My goal in this little exploration, in case you were wondering, was to find out why romance is its own genre when love is universal. The requirement of a happy ending is a good reason, but I'm not sure if it is strong enough to make romance a genre in its own right. Agnostic Ben is shaking his head as I write this, but I want to deny any agenda here. I'm just investigating my own tastes, trying to discover why I avoid romance and whether I can rationalize this prejudice or banish it.

Nevertheless, I didn't avoid this romance, and I did eventually write a review. I was more critical than I thought I would be. And that garnered a comment:

Frankly, I think more men should write romance novel reviews! Because they tend to cut directly to the problems and not gloss over what works and what doesn't work.
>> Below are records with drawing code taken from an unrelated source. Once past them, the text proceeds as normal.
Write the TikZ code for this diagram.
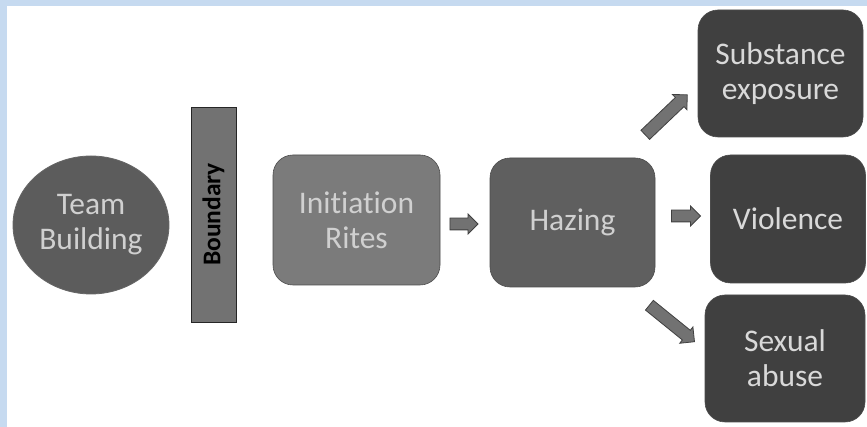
\documentclass[tikz,border=0pt]{standalone}
\usepackage{fontspec}
\setmainfont[Ligatures=NoCommon]{Carlito}
\usetikzlibrary{shapes.arrows,shapes.geometric}
\definecolor{frameblue}{HTML}{C6DAF0}
\definecolor{gA}{HTML}{5C5C5C}
\definecolor{gB}{HTML}{727272}
\definecolor{gC}{HTML}{7B7B7B}
\definecolor{gD}{HTML}{5F5F5F}
\definecolor{gE}{HTML}{404040}
\definecolor{txt}{HTML}{D0D0D0}
\begin{document}
\begin{tikzpicture}[x=1pt,y=1pt,
  box/.style={draw=black!70,line width=0.6pt,rounded corners=20pt,inner sep=0pt,
    align=center,text=txt,font=\fontsize{31.5}{35}\selectfont},
  barrow/.style={single arrow,draw=black!75,fill=gB,line width=0.8pt,inner xsep=0pt,
    inner ysep=5.5pt,single arrow head extend=4pt,single arrow tip angle=90,
    anchor=center}]
\useasboundingbox (0,0) rectangle (867,427);
\fill[white] (0,0) rectangle (867,427);
\fill[frameblue] (0,0) rectangle (7,427);
\fill[frameblue] (0,421) rectangle (867,427);
% nodes
\node[ellipse,draw=black!60,fill=gA,line width=0.8pt,minimum width=156pt,minimum height=138pt,
  inner sep=0pt,align=center,text=txt,font=\fontsize{31.5}{35}\selectfont] (team) at (91,202) {Team\\Building};
\node[draw=black!85,fill=gB,line width=0.8pt,minimum width=45pt,minimum height=215pt,inner sep=0pt] (bound) at (213.5,212.5) {};
\node[rotate=90,font=\fontsize{25.5}{28}\selectfont\bfseries,text=black] (bt) at (bound.center) {Boundary};
\node[box,fill=gC,minimum width=167pt,minimum height=130pt] (init) at (356.5,207) {Initiation\\Rites};
\node[box,fill=gD,minimum width=165pt,minimum height=129pt] (haz) at (572.5,204.5) {Hazing};
\node[box,fill=gE,minimum width=165pt,minimum height=127pt,text=white!85!black] (sub) at (780.5,353.5) {Substance\\exposure};
\node[box,fill=gE,minimum width=155pt,minimum height=128pt,text=white!85!black] (vio) at (788,208) {Violence};
\node[box,fill=gE,minimum width=160pt,minimum height=127pt,text=white!85!black] (sex) at (785,68.5) {Sexual\\abuse};
% arrows
\node[barrow,minimum height=28pt,minimum width=18pt] (a1) at (461,203) {};
\node[barrow,minimum height=58pt,minimum width=21pt,rotate=43.6] (a2) at (664,310) {};
\node[barrow,minimum height=29pt,minimum width=17pt] (a3) at (683,211) {};
\node[barrow,minimum height=58pt,minimum width=21pt,rotate=-39] (a4) at (669.5,105.5) {};
\end{tikzpicture}
\end{document}
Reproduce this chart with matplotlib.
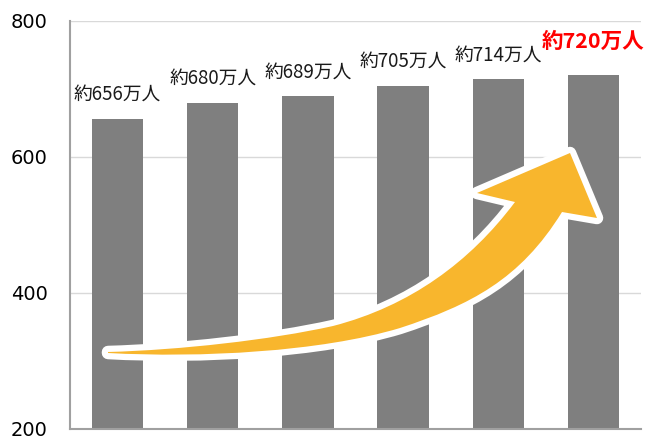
import matplotlib
matplotlib.use("Agg")
import matplotlib.pyplot as plt
from matplotlib.path import Path
from matplotlib.patches import PathPatch
import matplotlib.patheffects as pe

plt.rcParams['font.family'] = ['Noto Sans CJK JP', 'DejaVu Sans']

# data
categories = ["1", "2", "3", "4", "5", "6"]
values = [656, 680, 689, 705, 714, 720]
labels = ["約656万人", "約680万人", "約689万人", "約705万人", "約714万人", "約720万人"]
yticks = [200, 400, 600, 800]

W, H = 649, 437
fig = plt.figure(figsize=(W / 100, H / 100), dpi=100)
ax = fig.add_axes([70 / W, 8 / H, 571 / W, 408 / H])

x = list(range(len(categories)))
ax.bar(x, values, width=0.54, color="#7f7f7f", zorder=2)
ax.set_xlim(-0.5, len(categories) - 0.5)
ax.set_ylim(200, 800)
ax.set_yticks(yticks)
ax.set_yticklabels([str(t) for t in yticks], family="DejaVu Sans", fontsize=14)
ax.set_xticks([])
ax.tick_params(axis="y", length=0, pad=16)
ax.grid(axis="y", color="#d9d9d9", lw=1, zorder=0)
for s in ["top", "right"]:
    ax.spines[s].set_visible(False)
for s in ["left", "bottom"]:
    ax.spines[s].set_color("#a0a0a0")
    ax.spines[s].set_linewidth(1.5)

for i, (v, lab) in enumerate(zip(values, labels)):
    if i == len(values) - 1:
        ax.annotate(lab, (i, v), xytext=(0, 17), textcoords="offset points",
                    ha="center", va="bottom", fontsize=15.5, fontweight="bold",
                    color="#ff0000", zorder=5)
    else:
        ax.annotate(lab, (i, v), xytext=(0, 10), textcoords="offset points",
                    ha="center", va="bottom", fontsize=13.5, color="#1a1a1a",
                    zorder=5)


# decorative rising arrow, drawn in image pixel positions -> axes fraction
def p(px, py):
    return ((px - 70) / 571, (429 - py) / 408)


verts = [p(108, 352),
         p(180, 350), p(270, 340), p(333, 326),
         p(410, 306), p(470, 262), p(515, 202),
         p(477, 193), p(570, 153), p(597, 218), p(562, 212),
         p(520, 280), p(470, 305), p(400, 328),
         p(320, 352), p(200, 358), p(108, 353),
         p(108, 352)]
codes = [Path.MOVETO,
         Path.CURVE4, Path.CURVE4, Path.CURVE4,
         Path.CURVE4, Path.CURVE4, Path.CURVE4,
         Path.LINETO, Path.LINETO, Path.LINETO, Path.LINETO,
         Path.CURVE4, Path.CURVE4, Path.CURVE4,
         Path.CURVE4, Path.CURVE4, Path.CURVE4,
         Path.CLOSEPOLY]
arrow = PathPatch(Path(verts, codes), transform=ax.transAxes, facecolor="#f8b62d",
                  edgecolor="none", zorder=4, clip_on=False)
arrow.set_path_effects([pe.Stroke(linewidth=9, foreground="white", joinstyle="round"),
                        pe.Normal()])
ax.add_patch(arrow)

fig.savefig("out.png", dpi=100)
Whereas when women (like me) write snarky reviews, other women (hard-core romance lovers) get all bent out of shape--for whatever reason--maybe because they don't want their novels have any mirror on reality or to be feasible/workable in real life.

While I don't want to digress into a gender stereotype discussion, the notion that some reviewers (regardless of gender) "cut directly to the problems" instead of giving romance a free pass is an intriguing one. Because I think that was the visceral reaction Agnostic Ben had when my friend told me I had to review Tempted by a Warrior "as a romance." Although she did not mean it that way, my first instinct was to interpret this admonishment as an instruction to be more lenient because, as Genre Ben would phrase it, "the book is just romance."

No book is just anything though. Genre Ben and my friend might be right in that we cannot completely decouple genre from criticism--nor would be desirable, I suppose. By the same token, not all criticism stems from genre, and Agnostic Ben wants to give precedence to these genre-independent perspectives when deciding a book's merits. Alas, it falls to poor, ordinary Ben, a mere mortal, to reconcile these positions and synthesize appropriate reviews. In the past I have often succumbed to genre snobbery; doubtlessly I will do so again, despite my vigilance. Hopefully, however, I will often succeed in going beyond--but not excluding--genre in my criticism.

Thanks to my addictive use of Goodreads, I have written a review for every book I have read since August, 2008--about 300 reviews in total. Many of them suck--more from being rushed without revision--but there are a few gems of which I am ridiculously proud. I like to take my endeavour to review the books I read seriously, and that requires serious thoughts about how I write reviews.